Dans le site des panneaux recommandent le silence qui, de toutes façons, s'impose de lui-même.
ce panneau à l'entrée qui résume les consignes que devait
respecter tout détenu donne le ton
Lors de la libération de Tuol Sleng seuls 7 prisonniers furent retrouvés vivants dans la prison.
ces tombes sont celles des dernières victimes
à gauche de l'enceinte ce bâtiment
qui servait de lieu d'interrogatoires (entendez tortures)
Dans chaque pièce se trouve un lit métallique branché sur le courant électrique, sur lequel étaient attachés les prisonniers, avec les barres et les chaînes encore présentes. La boîte de munitions que l'on peut voir servait de pot de chambre.

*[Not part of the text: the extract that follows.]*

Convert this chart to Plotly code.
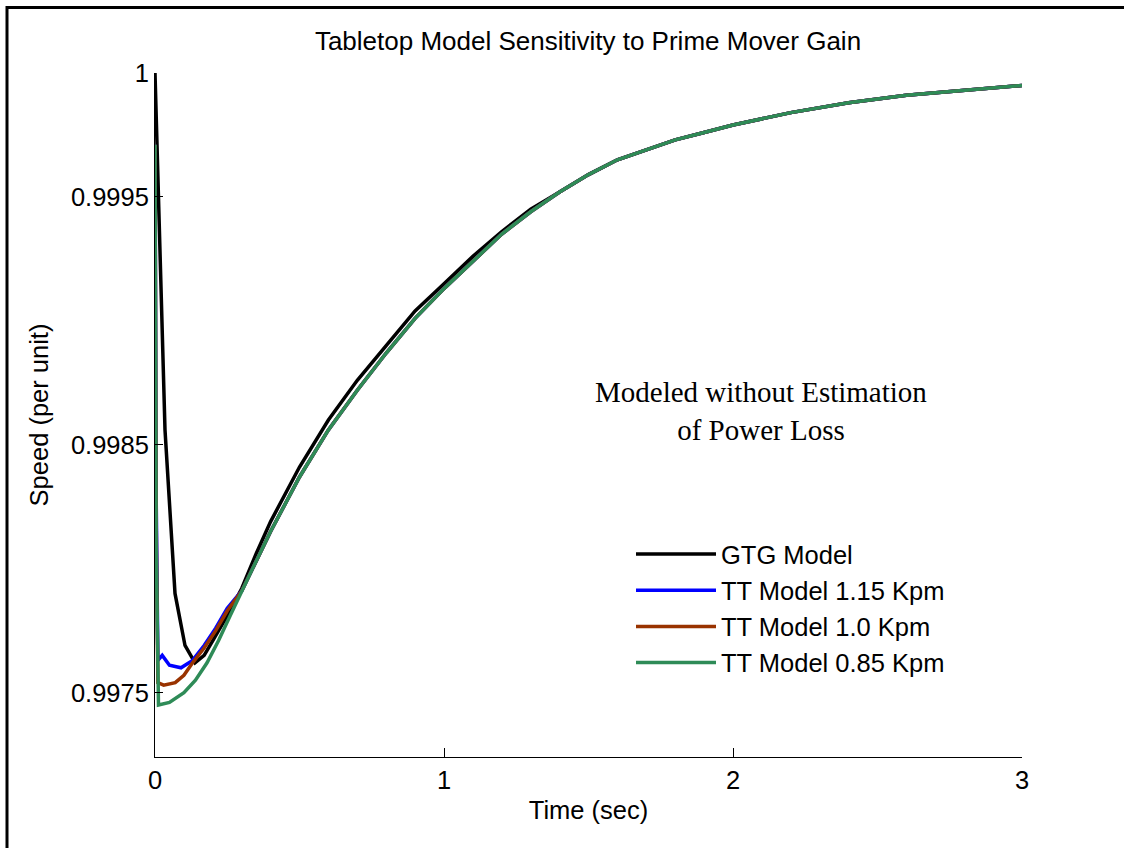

Tout le long de la coursive extérieure, à chaque étage, du fil de fer barbelé pour empêcher non pas les évasions mais les suicides.

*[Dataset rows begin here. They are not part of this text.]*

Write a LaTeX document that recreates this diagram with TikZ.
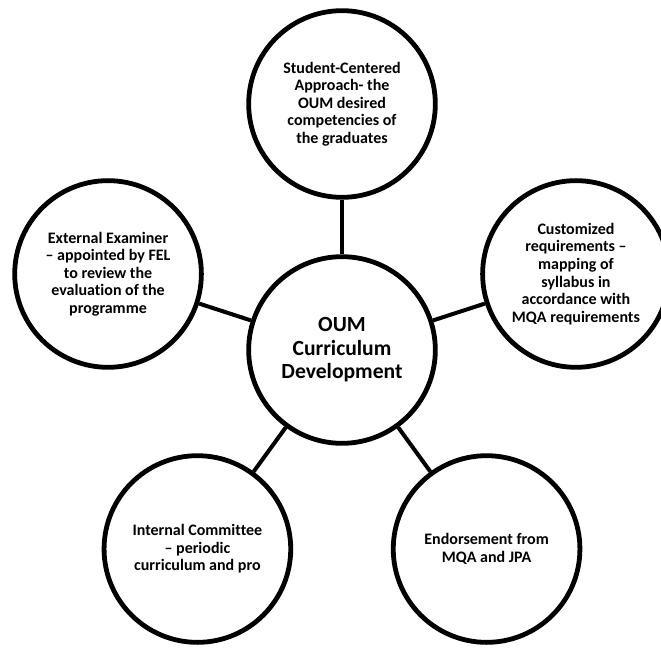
\documentclass[tikz,border=0pt]{standalone}
\usepackage{fontspec}
\setmainfont{Carlito}[Ligatures=NoCommon]

\begin{document}
\begin{tikzpicture}[x=0.75pt, y=0.75pt,
    bubble/.style={circle, draw, line width=3.6pt, minimum size=140pt, inner sep=0pt,
      align=center, font=\bfseries\fontsize{12}{13.2}\selectfont},
    link/.style={line width=3pt}]
      % Page frame
      \clip (-342,-297) rectangle (319,350);

      % Central bubble
      \node[bubble, font=\bfseries\fontsize{16.2}{17.6}\selectfont] (oum) at (0,0)
        {OUM\\Curriculum\\Development};

      % Outer bubbles
      \node[bubble] (student) at (90:246)
        {Student-Centered\\Approach- the\\OUM desired\\competencies of\\the graduates};
      \node[bubble] (custom) at (18:246)
        {Customized\\requirements –\\mapping of\\syllabus in\\accordance with\\MQA requirements};
      \node[bubble] (endorse) at (-54:246)
        {Endorsement from\\MQA and JPA};
      \node[bubble] (internal) at (234:246)
        {Internal Committee\\– periodic\\curriculum and pro};
      \node[bubble] (examiner) at (162:246)
        {External Examiner\\– appointed by FEL\\to review the\\evaluation of the\\programme};

      % Spokes
      \foreach \outer in {student, custom, endorse, internal, examiner} {
        \draw[link] (oum) -- (\outer);
      }
\end{tikzpicture}
\end{document}
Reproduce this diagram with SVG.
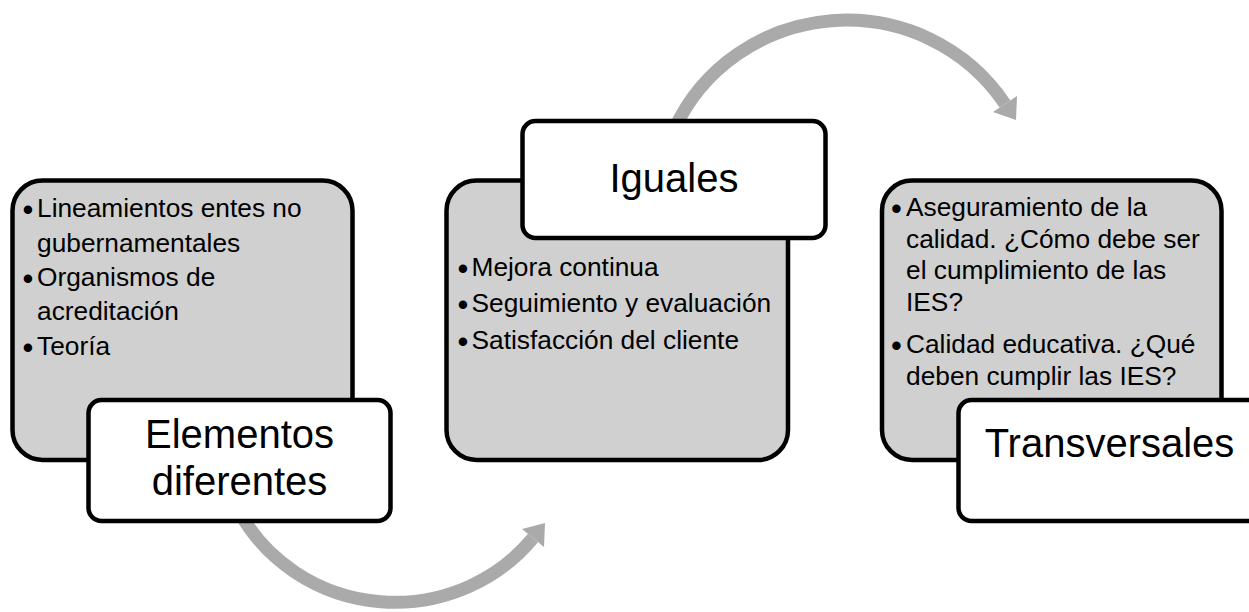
<svg xmlns="http://www.w3.org/2000/svg" width="1249" height="612" viewBox="0 0 1249 612">
<style>
.content{fill:#d0d0d0;stroke:#000;stroke-width:4.5}
.label{fill:#fff;stroke:#000;stroke-width:4.5}
.arc{fill:none;stroke:#aaaaaa;stroke-width:13}
.head{fill:#aaaaaa;stroke:none}
.t{font-family:"Liberation Sans",Arial,sans-serif;font-size:26.3px;fill:#000}
.b{font-family:"Liberation Sans",Arial,sans-serif;font-size:31px;fill:#000}
.h{font-family:"Liberation Sans",Arial,sans-serif;font-size:40px;fill:#000;text-anchor:middle}
</style>
<rect width="1249" height="612" fill="#fff"/>
<g id="connectors">
  <path class="arc" d="M 241 515 A 177 172 0 0 0 533 538"/>
  <polygon class="head" points="545,523 522,529 544,547"/>
  <path class="arc" d="M 674 130 A 189 185 0 0 1 1005 104"/>
  <polygon class="head" points="1016,120 1017,96 993,112"/>
</g>
<g id="node-diferentes-content">
  <rect class="content" x="12.5" y="180.5" width="340" height="279.5" rx="30"/>
  <text class="b" x="22.5" y="220">•</text><text class="t" x="37" y="217">Lineamientos entes no</text>
  <text class="t" x="37" y="251.5">gubernamentales</text>
  <text class="b" x="22.5" y="289">•</text><text class="t" x="37" y="286">Organismos de</text>
  <text class="t" x="37" y="320">acreditación</text>
  <text class="b" x="22.5" y="358">•</text><text class="t" x="37" y="355">Teoría</text>
</g>
<g id="node-diferentes-label">
  <rect class="label" x="88.5" y="400" width="302" height="121" rx="13"/>
  <text class="h" x="239.5" y="448">Elementos</text>
  <text class="h" x="239.5" y="495">diferentes</text>
</g>
<g id="node-iguales-content">
  <rect class="content" x="446.5" y="180.5" width="341.5" height="279.5" rx="30"/>
  <text class="b" x="457.5" y="279">•</text><text class="t" x="471.5" y="276">Mejora continua</text>
  <text class="b" x="457.5" y="315">•</text><text class="t" x="471.5" y="312">Seguimiento y evaluación</text>
  <text class="b" x="457.5" y="352">•</text><text class="t" x="471.5" y="349">Satisfacción del cliente</text>
</g>
<g id="node-iguales-label">
  <rect class="label" x="522.5" y="121" width="303" height="117" rx="13"/>
  <text class="h" x="674" y="192">Iguales</text>
</g>
<g id="node-transversales-content">
  <rect class="content" x="882" y="180.5" width="339.5" height="279.5" rx="30"/>
  <text class="b" x="891" y="219">•</text><text class="t" x="906" y="216">Aseguramiento de la</text>
  <text class="t" x="906" y="247.5">calidad. ¿Cómo debe ser</text>
  <text class="t" x="906" y="279">el cumplimiento de las</text>
  <text class="t" x="906" y="310.5">IES?</text>
  <text class="b" x="891" y="356">•</text><text class="t" x="906" y="353">Calidad educativa. ¿Qué</text>
  <text class="t" x="906" y="384.5">deben cumplir las IES?</text>
</g>
<g id="node-transversales-label">
  <rect class="label" x="958.5" y="400" width="302" height="121" rx="13"/>
  <text class="h" x="1109.5" y="457">Transversales</text>
</g>
</svg>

Dans l'ancienne cour de récréation en bas 3 potences. Les khmers ne se contentaient pas d'y pendre simplement les prisonniers, oh non ! d'abord ils les torturaient puis, pour les réanimer, ils les plongeaient par les pieds, la tête dans les jarres en-dessous. Celles-ci étaient parfois remplies de produits corrosifs pour prolonger le supplice.
le grand bâtiment contigü a été transformé en mémorial
Au rez-de-chaussée de grands panneaux reprennent à l'infini des photos des prisonniers. Les 3 photos qui suivent ne sont pas les notres, elles proviennent d'un site internet. Il m'était impossible de photographier ces visages, parfois très très jeunes. Il m'a cependant semblé nécessaire à la rédaction de cette page de partager cette histoire du Cambodge qui, comme plusieurs pays avec les juifs, a également subi un épouvantable génocide.

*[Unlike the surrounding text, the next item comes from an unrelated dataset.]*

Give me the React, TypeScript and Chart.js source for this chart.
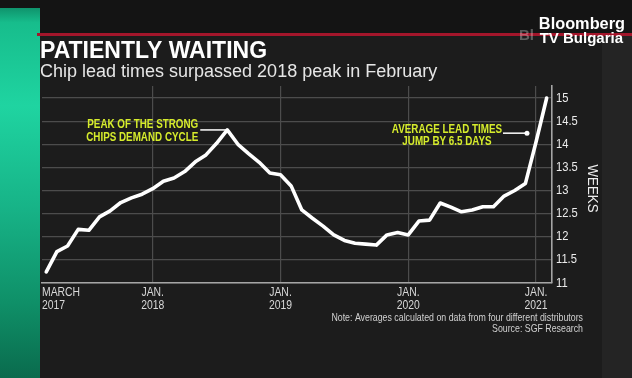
import React, { useEffect, useRef } from 'react';
import { Chart, registerables } from 'chart.js';

Chart.register(...registerables);

// Monthly average chip lead times (weeks), March 2017 -> February 2021
const leadTimes = [
  11.24, 11.68, 11.80, 12.16, 12.14, 12.43, 12.56, 12.74, 12.84, 12.92,
  13.04, 13.20, 13.27, 13.41, 13.62, 13.77, 14.02, 14.31, 14.00, 13.80,
  13.61, 13.38, 13.34, 13.10, 12.58, 12.40, 12.23, 12.04, 11.92, 11.86,
  11.84, 11.82, 12.04, 12.09, 12.04, 12.34, 12.36, 12.73, 12.64, 12.54,
  12.58, 12.65, 12.65, 12.88, 13.00, 13.15, 14.05, 15.00,
];

const tickMonthIndex = [0, 10, 22, 34, 46];
const tickLine1 = ['MARCH', 'JAN.', 'JAN.', 'JAN.', 'JAN.'];
const tickLine2 = ['2017', '2018', '2019', '2020', '2021'];
const yTicks = [11, 11.5, 12, 12.5, 13, 13.5, 14, 14.5, 15];
const yTickLabels = ['11', '11.5', '12', '12.5', '13', '13.5', '14', '14.5', '15'];

const titleText = 'PATIENTLY WAITING';
const subtitleText = 'Chip lead times surpassed 2018 peak in February';
const peakNote = ['PEAK OF THE STRONG', 'CHIPS DEMAND CYCLE'];
const peakCycleEnd = 24; // the 2018 cycle peak is searched before this month index
const jumpNote = ['AVERAGE LEAD TIMES', 'JUMP BY 6.5 DAYS'];
const jumpAnchor = { x: 45.15, y: 14.24 };
const footNotes = [
  'Note: Averages calculated on data from four different distributors',
  'Source: SGF Research',
];
const axisTitle = 'WEEKS';
const logoLines = ['Bloomberg', 'TV Bulgaria'];

const FF = "'Liberation Sans', Arial, sans-serif";

function condText(
  ctx: CanvasRenderingContext2D,
  text: string,
  x: number,
  y: number,
  align: 'left' | 'center' | 'right',
  sx: number
) {
  const w = ctx.measureText(text).width * sx;
  const start = align === 'left' ? x : align === 'center' ? x - w / 2 : x - w;
  ctx.save();
  ctx.translate(start, y);
  ctx.scale(sx, 1);
  ctx.textAlign = 'left';
  ctx.fillText(text, 0, 0);
  ctx.restore();
}

const decor = {
  id: 'decor',
  beforeDraw(chart: any) {
    const ctx: CanvasRenderingContext2D = chart.ctx;
    const W = chart.width;
    const H = chart.height;
    ctx.save();
    ctx.fillStyle = '#242424';
    ctx.fillRect(0, 0, W, H);
    ctx.fillStyle = '#1c1c1c';
    ctx.fillRect(40, 36, 562, H - 36);
    ctx.fillStyle = '#141414';
    ctx.fillRect(0, 0, W, 33);
    const g = ctx.createLinearGradient(0, 0, 0, H);
    g.addColorStop(0, '#0b7d5b');
    g.addColorStop(0.06, '#17bd8c');
    g.addColorStop(0.28, '#1fd4a1');
    g.addColorStop(0.55, '#17b387');
    g.addColorStop(0.8, '#0f9068');
    g.addColorStop(1, '#0a6b4d');
    ctx.fillStyle = g;
    ctx.fillRect(0, 8, 40, H - 8);
    ctx.fillStyle = '#a3162b';
    ctx.fillRect(37, 33, W - 37, 3);
    ctx.restore();
  },
  afterDraw(chart: any) {
    const ctx: CanvasRenderingContext2D = chart.ctx;
    const xs = chart.scales.x;
    const ys = chart.scales.y;
    const area = chart.chartArea;
    ctx.save();
    ctx.textBaseline = 'alphabetic';

    // Title & subtitle
    ctx.fillStyle = '#ffffff';
    ctx.font = `bold 23px ${FF}`;
    condText(ctx, titleText, 40, 58, 'left', 1);
    ctx.fillStyle = '#e6e6e6';
    ctx.font = `18px ${FF}`;
    condText(ctx, subtitleText, 40, 77, 'left', 1);

    // Logo
    ctx.fillStyle = 'rgba(255,255,255,0.3)';
    ctx.font = `bold 15px ${FF}`;
    condText(ctx, 'Bl', 519, 40, 'left', 1);
    ctx.fillStyle = '#ffffff';
    ctx.font = `bold 16px ${FF}`;
    condText(ctx, logoLines[0], 625, 29, 'right', 1.02);
    ctx.font = `bold 15px ${FF}`;
    condText(ctx, logoLines[1], 623, 43, 'right', 1);

    // Y tick labels
    ctx.fillStyle = '#ececec';
    ctx.font = `13px ${FF}`;
    ctx.textBaseline = 'middle';
    yTicks.forEach((v, i) => {
      condText(ctx, yTickLabels[i], area.right + 4, ys.getPixelForValue(v), 'left', 0.86);
    });

    // Axis title
    ctx.save();
    ctx.translate(592, (area.top + area.bottom) / 2 + 4);
    ctx.rotate(Math.PI / 2);
    ctx.font = `14px ${FF}`;
    ctx.fillStyle = '#eeeeee';
    condText(ctx, axisTitle, 0, 0, 'center', 0.95);
    ctx.restore();

    // X tick labels
    ctx.textBaseline = 'alphabetic';
    ctx.fillStyle = '#d8d8d8';
    ctx.font = `13px ${FF}`;
    tickMonthIndex.forEach((v, i) => {
      const px = xs.getPixelForValue(v);
      if (i === 0) {
        condText(ctx, tickLine1[i], area.left, area.bottom + 13, 'left', 0.8);
        condText(ctx, tickLine2[i], area.left, area.bottom + 26, 'left', 0.8);
      } else {
        condText(ctx, tickLine1[i], px, area.bottom + 13, 'center', 0.8);
        condText(ctx, tickLine2[i], px, area.bottom + 26, 'center', 0.8);
      }
    });

    // Foot notes
    ctx.fillStyle = '#d0d0d0';
    ctx.font = `11px ${FF}`;
    condText(ctx, footNotes[0], 583, 321, 'right', 0.8);
    condText(ctx, footNotes[1], 583, 332, 'right', 0.8);

    // Peak annotation (2018 cycle peak)
    let peakIdx = 0;
    for (let i = 0; i < peakCycleEnd; i++) {
      if (leadTimes[i] > leadTimes[peakIdx]) peakIdx = i;
    }
    const pkx = xs.getPixelForValue(peakIdx);
    const pky = ys.getPixelForValue(leadTimes[peakIdx]);
    ctx.strokeStyle = '#ffffff';
    ctx.lineWidth = 1.5;
    ctx.beginPath();
    ctx.moveTo(pkx - 27, pky);
    ctx.lineTo(pkx, pky);
    ctx.stroke();
    ctx.fillStyle = '#d6ec2c';
    ctx.font = `bold 12px ${FF}`;
    condText(ctx, peakNote[0], pkx - 29, pky - 2, 'right', 0.82);
    condText(ctx, peakNote[1], pkx - 29, pky + 11, 'right', 0.82);

    // Jump annotation
    const ax = xs.getPixelForValue(jumpAnchor.x);
    const ay = ys.getPixelForValue(jumpAnchor.y);
    ctx.beginPath();
    ctx.moveTo(ax - 24, ay);
    ctx.lineTo(ax, ay);
    ctx.stroke();
    ctx.fillStyle = '#ffffff';
    ctx.beginPath();
    ctx.arc(ax, ay, 2.5, 0, Math.PI * 2);
    ctx.fill();
    ctx.fillStyle = '#d6ec2c';
    condText(ctx, jumpNote[0], ax - 80, ay, 'center', 0.82);
    condText(ctx, jumpNote[1], ax - 80, ay + 12, 'center', 0.82);

    ctx.restore();
  },
};

export default function App() {
  const ref = useRef<HTMLCanvasElement | null>(null);

  useEffect(() => {
    document.body.style.margin = '0';
    document.body.style.overflow = 'hidden';
    const canvas = ref.current;
    if (!canvas) return;
    const chart = new Chart(canvas, {
      type: 'line',
      data: {
        datasets: [
          {
            data: leadTimes.map((v, i) => ({ x: i, y: v })),
            borderColor: '#ffffff',
            borderWidth: 3.6,
            pointRadius: 0,
            tension: 0,
            borderJoinStyle: 'round',
            borderCapStyle: 'round',
            fill: false,
          },
        ],
      },
      options: {
        responsive: false,
        animation: false,
        devicePixelRatio: 1,
        layout: { padding: { left: 42, top: 86, right: 0, bottom: 0 } },
        plugins: { legend: { display: false }, tooltip: { enabled: false } },
        scales: {
          x: {
            type: 'linear',
            min: -0.4,
            max: 47.5,
            afterBuildTicks: (scale: any) => {
              scale.ticks = tickMonthIndex.map((v) => ({ value: v }));
            },
            afterFit: (scale: any) => {
              scale.height = 95;
            },
            ticks: { display: false },
            grid: {
              drawTicks: false,
              color: (c: any) => (c.tick && c.tick.value === 0 ? 'rgba(0,0,0,0)' : '#4c4c4c'),
              lineWidth: 1.2,
            },
            border: { color: '#a5a5a5', width: 1.6 },
          },
          y: {
            position: 'right',
            min: 11,
            max: 15.26,
            afterBuildTicks: (scale: any) => {
              scale.ticks = yTicks.map((v) => ({ value: v }));
            },
            afterFit: (scale: any) => {
              scale.width = 80;
            },
            ticks: { display: false },
            grid: { drawTicks: false, color: '#4c4c4c', lineWidth: 1.2 },
            border: { color: '#a5a5a5', width: 1.6 },
          },
        },
      } as any,
      plugins: [decor],
    });
    return () => chart.destroy();
  }, []);

  return (
    <div style={{ width: 632, height: 378 }}>
      <canvas ref={ref} width={632} height={378} style={{ display: 'block', width: 632, height: 378 }} />
    </div>
  );
}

Chaque prisonnier était systématiquement photographié à son arrivée, ainsi qu'à sa mort...
Les khmers rouges avaient la manie de l'archivage et fichaient tous les détenus. Ces 20 000 dossiers impeccablement tenus prouvent le côté maniaque des tortionnaires chargés de rendre compte à l'échelon national de l'élimination des "ennemis de la révolution".
dans l'autre bâtiment les anciennes classes d'école,
transformées en minuscules cellules individuelles
les cellules du rez-de-chaussée ont été construites en briques, à la hâte
noter le tableau d'école encore présent
à l'étage les cellules sont en bois
Les cellules étaient de taille variable, les plus petites d'environ 1,50 m, contenant 3 personnes, parfois plus. Les prisonniers étaient constamment surveillés et fouillés pour éviter les suicides. Un prisonnier pouvait se donner la mort en se crevant la gorge avec un stylo ou en avalant des boulons ou des vis.
Les conditions de vie survie étaient insupportables et de nombreux détenus y sont morts de faim et de soif. Le réveil était à 4 h 30 du matin. On donnait une bouillie de riz le matin et le soir et dans la journée on ne leur donnait pas d'eau. Les prisonniers faisaient leurs besoins dans une boîte militaire en métal.
Au second étage de ce bâtiment une exposition de photos de victimes, légendées de témoignages biographiques établis par les proches des survivants.
Dans le dernier bâtiment les cellules ont été enlevées (on peut encore en voir les traces à terre) et les locaux transformés en salles d'exposition.
C'est au rez-de-chaussée que l'on peut voir les peintures réalisées par Vann Nath (1946-2011), l'un des 7 survivants du camp, et qui illustrent les diverses méthodes de torture : fouet, étouffement, arrachage de dents et des seins, utilisation de scorpions.
l'une de ces toiles est d'ailleurs son autoportrait
Vann Nath fut arrêté en janvier 1978 à Battambang puis enfermé à la prison Tuol Sleng. Il doit sa survie à ses talents de peintre : en effet son geolier Douch lui fit peindre et sculpter des portraits de Pol Pot pour sa propagande. Vann Nath nous a quittés en 2011 à l'âge de 65 ans. Il habitait Phnom Penh, vivait avec sa famille qui y tenait un restaurant et continuait à peindre et à raconter son expérience. Voici la page Wikipedia le concernant ICI.
Les tortures étaient monnaie courante au camp. La plupart des détenus avouait des fautes qu'ils n'avaient pas commises. Ce qu'ils disaient était transcrit sur papier. Lorsque l'aveu ne plaisait pas le tortionnaire en faisait une boule qu'il jetait dans un coin de la salle et le prisonnier était à nouveau torturé pour en tirer un nouvel aveu. Les tortionnaires donnaient des idées d'aveux aux détenus, comme par exemple un lien avec le CIA, le KGB ou encore avec un quelconque système démocratique, capitaliste ou impérialiste.
Après 1 h 30 de visite c'est en silence et un peu bouleversés que nous rejoignons notre driver qui nous attendait.
Cette visite peut être complétée par celles des charniers Cheoung Ek encore nommés Camps Filling Fields. Les prisonniers du S 21, après y avoir été longuement torturés, étaient transférés dans ce camp Killing Fields. Là ils y étaient assassinés puis enterrés dans des fosses communes. Les bourreaux avaient ordre de ne pas utiliser de balles et massacraient les victimes à coups de pioches, marteaux ou machettes.
Sur les 129 fosses communes du camp environ 80 ont été fouillées. Les restes de 9 000 personnes y furent exhumés en 1980.
Nous avons décidé de ne pas visiter le camp... d'une part il se situe à 17 km de la capitale et puis nous n'avions pas trop envie d'en rajouter à ce que nous venions de voir. Notre imagination nous suffisait.
Nous rentrons donc tranquillement à la guesthouse puis partons faire un tour sur le marché à quelques rues de là.